Aim of the task: Provide an exact copy of the lines from the beginning of the records through the line that includes "(1209,10) -- (1209,1038);", and of no others.

Data provided:
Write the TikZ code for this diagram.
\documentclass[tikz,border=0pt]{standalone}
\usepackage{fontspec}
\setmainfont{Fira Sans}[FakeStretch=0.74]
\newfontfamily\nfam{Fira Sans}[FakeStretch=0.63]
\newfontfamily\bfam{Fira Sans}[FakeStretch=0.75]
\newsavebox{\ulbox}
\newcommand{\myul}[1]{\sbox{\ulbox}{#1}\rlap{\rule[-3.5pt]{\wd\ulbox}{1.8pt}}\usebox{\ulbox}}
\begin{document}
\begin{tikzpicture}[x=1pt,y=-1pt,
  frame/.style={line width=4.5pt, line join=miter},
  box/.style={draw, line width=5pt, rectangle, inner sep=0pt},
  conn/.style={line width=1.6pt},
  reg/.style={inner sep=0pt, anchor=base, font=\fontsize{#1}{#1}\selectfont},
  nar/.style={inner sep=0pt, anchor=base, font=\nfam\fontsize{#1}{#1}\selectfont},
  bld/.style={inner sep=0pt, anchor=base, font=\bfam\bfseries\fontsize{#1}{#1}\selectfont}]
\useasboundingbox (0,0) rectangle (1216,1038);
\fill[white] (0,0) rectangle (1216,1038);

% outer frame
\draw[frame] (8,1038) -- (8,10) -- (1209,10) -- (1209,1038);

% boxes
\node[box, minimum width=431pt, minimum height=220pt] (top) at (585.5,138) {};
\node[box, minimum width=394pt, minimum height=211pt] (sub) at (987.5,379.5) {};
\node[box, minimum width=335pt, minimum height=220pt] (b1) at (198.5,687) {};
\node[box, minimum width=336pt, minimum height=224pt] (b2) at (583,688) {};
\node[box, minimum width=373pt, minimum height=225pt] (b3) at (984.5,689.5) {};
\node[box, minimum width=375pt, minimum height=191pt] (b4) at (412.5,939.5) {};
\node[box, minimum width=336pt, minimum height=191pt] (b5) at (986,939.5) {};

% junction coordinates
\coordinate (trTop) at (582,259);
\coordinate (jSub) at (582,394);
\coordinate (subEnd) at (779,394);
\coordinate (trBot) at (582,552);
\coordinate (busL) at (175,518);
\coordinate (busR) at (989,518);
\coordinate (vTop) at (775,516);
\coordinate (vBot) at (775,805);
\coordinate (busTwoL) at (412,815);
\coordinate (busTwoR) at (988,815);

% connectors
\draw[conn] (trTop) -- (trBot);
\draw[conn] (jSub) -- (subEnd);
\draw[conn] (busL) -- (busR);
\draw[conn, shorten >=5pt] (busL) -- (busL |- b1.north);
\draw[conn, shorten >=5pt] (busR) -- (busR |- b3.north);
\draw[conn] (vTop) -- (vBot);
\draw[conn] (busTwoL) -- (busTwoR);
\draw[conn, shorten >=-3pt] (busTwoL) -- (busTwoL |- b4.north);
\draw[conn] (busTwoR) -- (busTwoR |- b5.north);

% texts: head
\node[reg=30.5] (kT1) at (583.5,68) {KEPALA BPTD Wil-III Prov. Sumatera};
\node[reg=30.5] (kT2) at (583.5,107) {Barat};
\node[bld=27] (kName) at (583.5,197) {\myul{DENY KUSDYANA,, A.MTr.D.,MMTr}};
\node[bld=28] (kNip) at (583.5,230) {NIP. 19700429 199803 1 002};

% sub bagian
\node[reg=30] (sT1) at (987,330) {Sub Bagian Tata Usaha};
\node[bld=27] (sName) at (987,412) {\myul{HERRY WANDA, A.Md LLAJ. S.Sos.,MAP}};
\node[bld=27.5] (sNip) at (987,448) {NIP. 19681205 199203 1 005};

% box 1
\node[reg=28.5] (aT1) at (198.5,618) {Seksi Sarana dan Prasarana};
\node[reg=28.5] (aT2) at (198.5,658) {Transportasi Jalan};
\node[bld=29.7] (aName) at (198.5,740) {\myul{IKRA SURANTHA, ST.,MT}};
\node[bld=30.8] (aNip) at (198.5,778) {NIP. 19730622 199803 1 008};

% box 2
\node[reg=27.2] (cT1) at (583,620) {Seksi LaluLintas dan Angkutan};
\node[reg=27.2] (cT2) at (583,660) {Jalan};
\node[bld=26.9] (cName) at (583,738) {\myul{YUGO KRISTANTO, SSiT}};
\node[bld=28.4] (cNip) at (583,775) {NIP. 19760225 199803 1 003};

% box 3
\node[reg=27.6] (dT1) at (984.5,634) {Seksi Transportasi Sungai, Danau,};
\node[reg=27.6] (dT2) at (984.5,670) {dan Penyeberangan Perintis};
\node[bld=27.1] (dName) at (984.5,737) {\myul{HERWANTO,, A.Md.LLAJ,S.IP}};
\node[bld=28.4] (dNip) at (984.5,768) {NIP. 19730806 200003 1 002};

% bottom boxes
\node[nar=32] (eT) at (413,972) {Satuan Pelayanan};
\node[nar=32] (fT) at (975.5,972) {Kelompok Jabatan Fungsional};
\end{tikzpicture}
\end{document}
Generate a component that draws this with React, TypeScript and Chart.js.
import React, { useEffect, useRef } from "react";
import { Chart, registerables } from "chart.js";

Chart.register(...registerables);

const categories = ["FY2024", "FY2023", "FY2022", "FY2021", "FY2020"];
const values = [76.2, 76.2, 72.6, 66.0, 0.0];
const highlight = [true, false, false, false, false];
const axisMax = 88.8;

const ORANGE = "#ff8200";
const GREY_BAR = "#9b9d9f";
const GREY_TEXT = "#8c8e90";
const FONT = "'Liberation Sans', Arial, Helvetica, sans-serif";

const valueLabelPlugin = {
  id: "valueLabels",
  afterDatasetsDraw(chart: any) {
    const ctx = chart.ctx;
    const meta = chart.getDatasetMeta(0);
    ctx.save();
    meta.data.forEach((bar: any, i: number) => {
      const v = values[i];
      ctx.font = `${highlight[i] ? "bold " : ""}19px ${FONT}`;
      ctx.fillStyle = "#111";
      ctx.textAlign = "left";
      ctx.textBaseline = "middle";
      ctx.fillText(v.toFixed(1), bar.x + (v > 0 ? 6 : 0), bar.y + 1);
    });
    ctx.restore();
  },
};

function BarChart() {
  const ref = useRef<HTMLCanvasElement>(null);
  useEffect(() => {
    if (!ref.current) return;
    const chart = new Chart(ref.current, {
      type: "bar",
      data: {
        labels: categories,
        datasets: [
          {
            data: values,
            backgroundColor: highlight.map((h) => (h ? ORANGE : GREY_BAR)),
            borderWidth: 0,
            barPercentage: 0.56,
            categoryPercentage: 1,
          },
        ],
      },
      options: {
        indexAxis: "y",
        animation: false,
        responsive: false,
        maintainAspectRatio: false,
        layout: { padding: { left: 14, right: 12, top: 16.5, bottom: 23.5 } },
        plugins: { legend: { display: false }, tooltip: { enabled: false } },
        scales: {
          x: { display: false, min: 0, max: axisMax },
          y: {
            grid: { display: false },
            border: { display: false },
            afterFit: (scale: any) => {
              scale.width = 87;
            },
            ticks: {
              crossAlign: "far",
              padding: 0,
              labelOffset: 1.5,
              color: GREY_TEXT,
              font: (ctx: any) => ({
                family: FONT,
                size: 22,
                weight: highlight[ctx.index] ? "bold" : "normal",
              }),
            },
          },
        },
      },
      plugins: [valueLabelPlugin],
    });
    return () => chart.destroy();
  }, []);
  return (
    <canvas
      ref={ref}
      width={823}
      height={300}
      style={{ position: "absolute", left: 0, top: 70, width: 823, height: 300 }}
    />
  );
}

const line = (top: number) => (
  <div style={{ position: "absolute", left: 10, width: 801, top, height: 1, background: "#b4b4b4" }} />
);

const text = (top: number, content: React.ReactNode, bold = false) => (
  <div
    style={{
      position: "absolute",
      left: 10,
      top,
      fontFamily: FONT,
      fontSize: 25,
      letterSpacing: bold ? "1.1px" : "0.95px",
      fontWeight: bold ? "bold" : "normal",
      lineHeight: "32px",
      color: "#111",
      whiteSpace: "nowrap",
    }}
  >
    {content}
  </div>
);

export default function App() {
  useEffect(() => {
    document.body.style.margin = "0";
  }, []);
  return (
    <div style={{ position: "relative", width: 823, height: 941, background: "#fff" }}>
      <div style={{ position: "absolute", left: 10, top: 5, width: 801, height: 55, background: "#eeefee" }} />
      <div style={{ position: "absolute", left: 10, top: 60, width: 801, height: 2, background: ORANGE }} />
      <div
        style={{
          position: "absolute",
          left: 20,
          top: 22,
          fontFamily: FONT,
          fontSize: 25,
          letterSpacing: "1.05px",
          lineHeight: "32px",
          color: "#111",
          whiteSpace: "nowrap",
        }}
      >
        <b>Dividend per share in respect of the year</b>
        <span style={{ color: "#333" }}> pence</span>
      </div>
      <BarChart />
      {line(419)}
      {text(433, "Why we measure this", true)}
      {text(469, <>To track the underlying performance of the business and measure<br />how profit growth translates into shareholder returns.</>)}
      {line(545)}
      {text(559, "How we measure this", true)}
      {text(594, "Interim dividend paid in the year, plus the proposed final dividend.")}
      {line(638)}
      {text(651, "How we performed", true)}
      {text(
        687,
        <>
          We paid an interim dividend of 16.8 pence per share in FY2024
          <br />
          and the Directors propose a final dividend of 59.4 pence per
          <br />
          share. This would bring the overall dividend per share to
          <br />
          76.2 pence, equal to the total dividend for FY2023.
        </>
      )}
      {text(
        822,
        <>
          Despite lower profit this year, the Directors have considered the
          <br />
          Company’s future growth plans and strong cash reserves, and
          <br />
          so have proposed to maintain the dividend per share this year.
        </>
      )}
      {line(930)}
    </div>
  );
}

Completed task:
Write the TikZ code for this diagram.
\documentclass[tikz,border=0pt]{standalone}
\usepackage{fontspec}
\setmainfont{Fira Sans}[FakeStretch=0.74]
\newfontfamily\nfam{Fira Sans}[FakeStretch=0.63]
\newfontfamily\bfam{Fira Sans}[FakeStretch=0.75]
\newsavebox{\ulbox}
\newcommand{\myul}[1]{\sbox{\ulbox}{#1}\rlap{\rule[-3.5pt]{\wd\ulbox}{1.8pt}}\usebox{\ulbox}}
\begin{document}
\begin{tikzpicture}[x=1pt,y=-1pt,
  frame/.style={line width=4.5pt, line join=miter},
  box/.style={draw, line width=5pt, rectangle, inner sep=0pt},
  conn/.style={line width=1.6pt},
  reg/.style={inner sep=0pt, anchor=base, font=\fontsize{#1}{#1}\selectfont},
  nar/.style={inner sep=0pt, anchor=base, font=\nfam\fontsize{#1}{#1}\selectfont},
  bld/.style={inner sep=0pt, anchor=base, font=\bfam\bfseries\fontsize{#1}{#1}\selectfont}]
\useasboundingbox (0,0) rectangle (1216,1038);
\fill[white] (0,0) rectangle (1216,1038);

% outer frame
\draw[frame] (8,1038) -- (8,10) -- (1209,10) -- (1209,1038);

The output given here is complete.